Let's keep going with this California trend. Just before Christmas, a California jury put a lump of coal in Wal-Mart’s stocking. After deliberating for three days, the jury determined that Wal-Mart had violated a state law that mandates a 30-minute unpaid meal break for employees. As a result, Wal-Mart owes class members roughly $57 million for missed meal period and a staggering $115 million in punitive damages. The award of punitive damages may have been driven in part by company documents which appeared to indicate that Wal-Mart executives were not entirely unaware that employees were not taking mandatory meal breaks. Wal-Mart has appealed the verdict, including the appropriateness of punitive damages. Meanwhile, the world’s largest retailer faces similar class actions for meal violations in over 30 states.

Lesson 1:  Employers need to make sure that their operations comply with meal break laws, especially if they do business in different states with different requirements. If they don’t, what would otherwise have been a free lunch could become pretty costly.

Lesson 2:  Don't go to trial 3 days before Christmas.

Savaglio v. Wal-Mart Inc., Cal. Super. Ct., No. C-835687, verdict 12/22/05.

Bringing Home the Bacon

After intense lobbying by pro-labor House Republicans, President Bush's Administration has decided to reinstate the prevailing wage provisions of the Davis-Bacon Act to the Gulf Coast Region. Labor Secretary Elaine Chao said late last week that the rule mandating local prevailing wages on projects over $2000 would come back into force effective November 8th. President Bush had suspended the rule in wake of Hurricane Katrina, based on a provision that allows the President to do so in the event of "national emergency." The suspension turned into a political hot button, often "confused" by the media as a suspension of minimum wage, which did not occur. Construction groups oppose the move to bring back the rule, saying it will impede the rebuilding process at a time when so much needs to be done to get the region back on its feet. Labor groups praised the move, countering that the people who got hurt when the rule went away were the workers actually doing the rebuilding. One thing is for sure: the move preempted what would have been a derisive fight in Congress over proposed resolution to bring prevailing wages back. And maybe one less derisive fight maybe isn't such a bad consequence.  I seem to recall something about choosing battles wisely . . . . 
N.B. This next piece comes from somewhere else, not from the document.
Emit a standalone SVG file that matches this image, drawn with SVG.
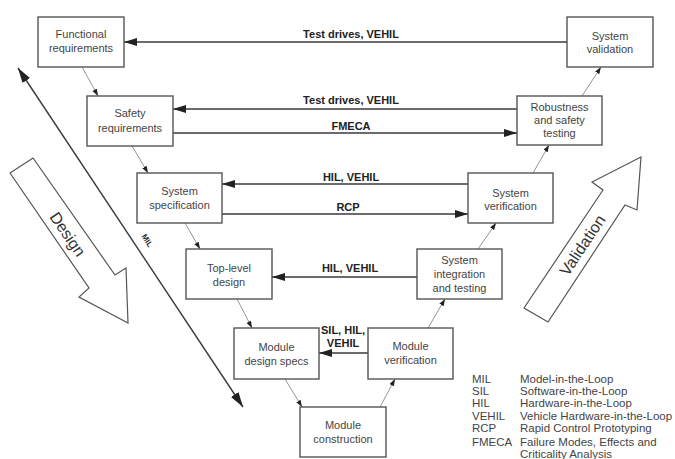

Justice Roberts Jumps in with Both Feet

Newly sworn in Chief Justice John Roberts heard his first arguments this week, including a case dealing with the FLSA.  There is currently a circuit split over whether or not the time spent donning and doffing protective gear is compensable under the FLSA.  The 1st Circuit, in Tum v. Barber Foods, 360 F.3d 274 (2004), held that it was not, but the 9th Circuit, in Alvarez v. IBP Inc., 339 F.3d 894 (2003), held that it was.  The question hinges in part on whether the activity at issue is "integral and indispensable" to the actual work involved, under the US Supreme Court holding in Steiner v. Mitchell, 350 US 247 (1956).  The Chief Justice questioned counsel on the issue's interplay with existing regulations on the compensability of walking between workstations and waiting in lines, as well as the relationship between "integral and indispensable" activities and "primary activities" cited as compensable in federal regulations.  Nothing like a little heated debate for your first day on the job.